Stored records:
+ + + + + + +
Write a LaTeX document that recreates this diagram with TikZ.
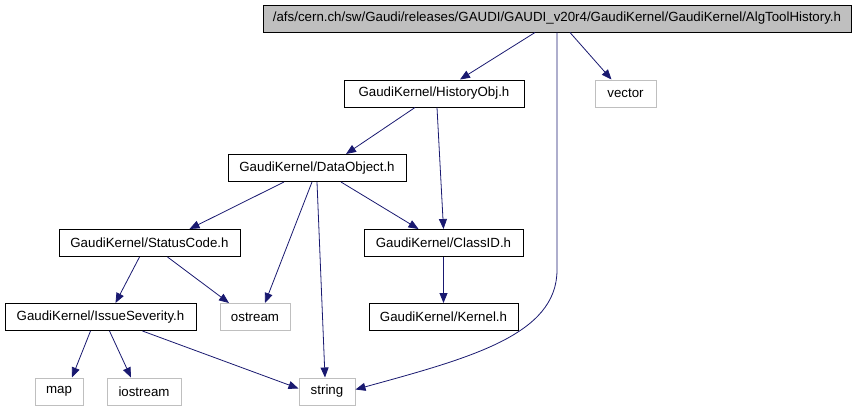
\documentclass[tikz,border=0pt]{standalone}
\usepackage{fontspec}
\setmainfont{Liberation Sans}
\usetikzlibrary{arrows.meta}
\definecolor{edgeblue}{HTML}{191970}
\definecolor{sysgray}{HTML}{BFBFBF}

\begin{document}
\begin{tikzpicture}[x=1pt,y=-1pt,
  box/.style={rectangle,draw=black,line width=1pt,minimum height=27,inner sep=0pt,font=\fontsize{13.3}{15}\selectfont},
  sysbox/.style={box,draw=sysgray},
  topbox/.style={box,fill=sysgray},
  dep/.style={draw=edgeblue,line width=0.8pt,-{Triangle[length=10,width=8]}}]
\useasboundingbox (0,0) rectangle (857,410);
% row 1
\node[topbox,minimum width=588] (alg) at (557,18.5) {/afs/cern.ch/sw/Gaudi/releases/GAUDI/GAUDI\_v20r4/GaudiKernel/GaudiKernel/AlgToolHistory.h};
% row 2
\node[box,minimum width=180] (hist) at (434,93.5) {GaudiKernel/HistoryObj.h};
\node[sysbox,minimum width=61] (vector) at (625.5,93.5) {vector};
% row 3
\node[box,minimum width=178] (datao) at (317,168) {GaudiKernel/DataObject.h};
% row 4
\node[box,minimum width=181] (status) at (149.5,243) {GaudiKernel/StatusCode.h};
\node[box,minimum width=159] (classid) at (443.5,243) {GaudiKernel/ClassID.h};
% row 5
\node[box,minimum width=191] (issue) at (100.5,317) {GaudiKernel/IssueSeverity.h};
\node[sysbox,minimum width=70] (ostream) at (255,317) {ostream};
\node[box,minimum width=149] (kernel) at (443.5,317) {GaudiKernel/Kernel.h};
% row 6
\node[sysbox,minimum width=48] (map) at (59,391.5) {map};
\node[sysbox,minimum width=74] (iostream) at (144,391.5) {iostream};
\node[sysbox,minimum width=56] (string) at (327,391.5) {string};

% edges
\draw[dep] ([xshift=-22]alg.south) -- ([xshift=26]hist.north);
\draw[dep] ([xshift=13]alg.south) -- ([xshift=-14]vector.north);
\draw[dep] (alg.south) -- (557,270) .. controls (557,335) and (470,358) .. ([yshift=2]string.east);
\draw[dep] ([xshift=-19]hist.south) -- ([xshift=29]datao.north);
\draw[dep] ([xshift=3]hist.south) -- (classid.north);
\draw[dep] ([xshift=-33]datao.south) -- ([xshift=40]status.north);
\draw[dep] ([xshift=-5]datao.south) -- ([xshift=10]ostream.north);
\draw[dep] (datao.south) -- ([xshift=-2]string.north);
\draw[dep] ([xshift=24]datao.south) -- ([xshift=-25]classid.north);
\draw[dep] ([xshift=-10]status.south) -- ([xshift=15]issue.north);
\draw[dep] ([xshift=18]status.south) -- ([xshift=-26]ostream.north);
\draw[dep] (classid.south) -- (kernel.north);
\draw[dep] ([xshift=-10]issue.south) -- ([xshift=13]map.north);
\draw[dep] ([xshift=9]issue.south) -- ([xshift=-13]iostream.north);
\draw[dep] ([xshift=42]issue.south) -- ([yshift=3]string.west);
\end{tikzpicture}
\end{document}
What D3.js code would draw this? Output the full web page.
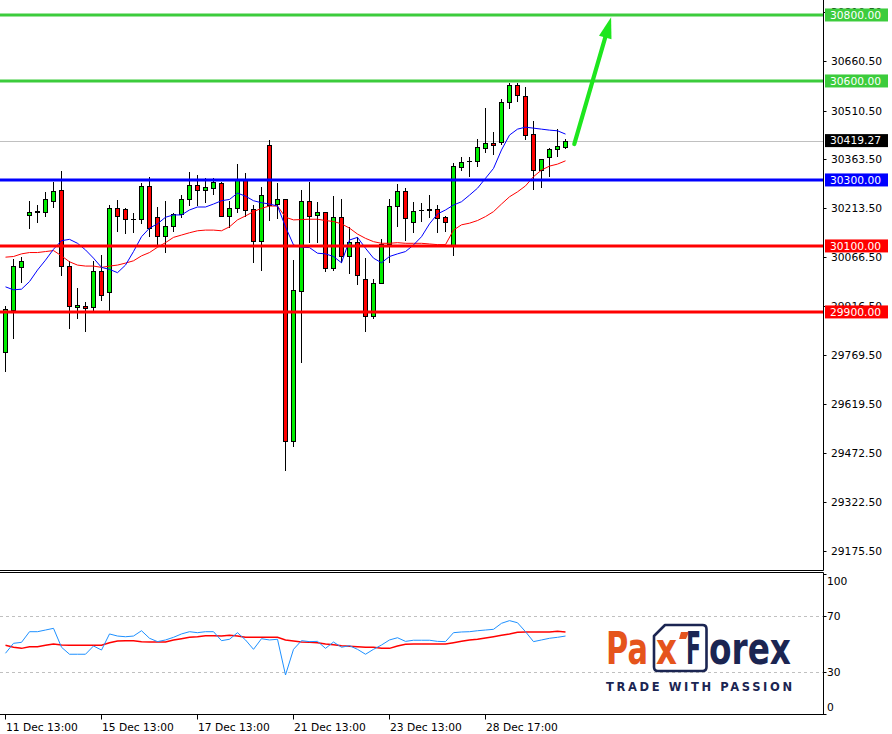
+ + + + + + +
▶ Exercise directions
All entries are to be retyped exactly. Omit any embedded images.

▶ Written answer
Write a LaTeX document that recreates this diagram with TikZ.
\documentclass[tikz,border=0pt]{standalone}
\usepackage{fontspec}
\setmainfont{Liberation Sans}
\usetikzlibrary{arrows.meta}
\definecolor{edgeblue}{HTML}{191970}
\definecolor{sysgray}{HTML}{BFBFBF}

\begin{document}
\begin{tikzpicture}[x=1pt,y=-1pt,
  box/.style={rectangle,draw=black,line width=1pt,minimum height=27,inner sep=0pt,font=\fontsize{13.3}{15}\selectfont},
  sysbox/.style={box,draw=sysgray},
  topbox/.style={box,fill=sysgray},
  dep/.style={draw=edgeblue,line width=0.8pt,-{Triangle[length=10,width=8]}}]
\useasboundingbox (0,0) rectangle (857,410);
% row 1
\node[topbox,minimum width=588] (alg) at (557,18.5) {/afs/cern.ch/sw/Gaudi/releases/GAUDI/GAUDI\_v20r4/GaudiKernel/GaudiKernel/AlgToolHistory.h};
% row 2
\node[box,minimum width=180] (hist) at (434,93.5) {GaudiKernel/HistoryObj.h};
\node[sysbox,minimum width=61] (vector) at (625.5,93.5) {vector};
% row 3
\node[box,minimum width=178] (datao) at (317,168) {GaudiKernel/DataObject.h};
% row 4
\node[box,minimum width=181] (status) at (149.5,243) {GaudiKernel/StatusCode.h};
\node[box,minimum width=159] (classid) at (443.5,243) {GaudiKernel/ClassID.h};
% row 5
\node[box,minimum width=191] (issue) at (100.5,317) {GaudiKernel/IssueSeverity.h};
\node[sysbox,minimum width=70] (ostream) at (255,317) {ostream};
\node[box,minimum width=149] (kernel) at (443.5,317) {GaudiKernel/Kernel.h};
% row 6
\node[sysbox,minimum width=48] (map) at (59,391.5) {map};
\node[sysbox,minimum width=74] (iostream) at (144,391.5) {iostream};
\node[sysbox,minimum width=56] (string) at (327,391.5) {string};

% edges
\draw[dep] ([xshift=-22]alg.south) -- ([xshift=26]hist.north);
\draw[dep] ([xshift=13]alg.south) -- ([xshift=-14]vector.north);
\draw[dep] (alg.south) -- (557,270) .. controls (557,335) and (470,358) .. ([yshift=2]string.east);
\draw[dep] ([xshift=-19]hist.south) -- ([xshift=29]datao.north);
\draw[dep] ([xshift=3]hist.south) -- (classid.north);
\draw[dep] ([xshift=-33]datao.south) -- ([xshift=40]status.north);
\draw[dep] ([xshift=-5]datao.south) -- ([xshift=10]ostream.north);
\draw[dep] (datao.south) -- ([xshift=-2]string.north);
\draw[dep] ([xshift=24]datao.south) -- ([xshift=-25]classid.north);
\draw[dep] ([xshift=-10]status.south) -- ([xshift=15]issue.north);
\draw[dep] ([xshift=18]status.south) -- ([xshift=-26]ostream.north);
\draw[dep] (classid.south) -- (kernel.north);
\draw[dep] ([xshift=-10]issue.south) -- ([xshift=13]map.north);
\draw[dep] ([xshift=9]issue.south) -- ([xshift=-13]iostream.north);
\draw[dep] ([xshift=42]issue.south) -- ([yshift=3]string.west);
\end{tikzpicture}
\end{document}
What D3.js code would draw this? Output the full web page.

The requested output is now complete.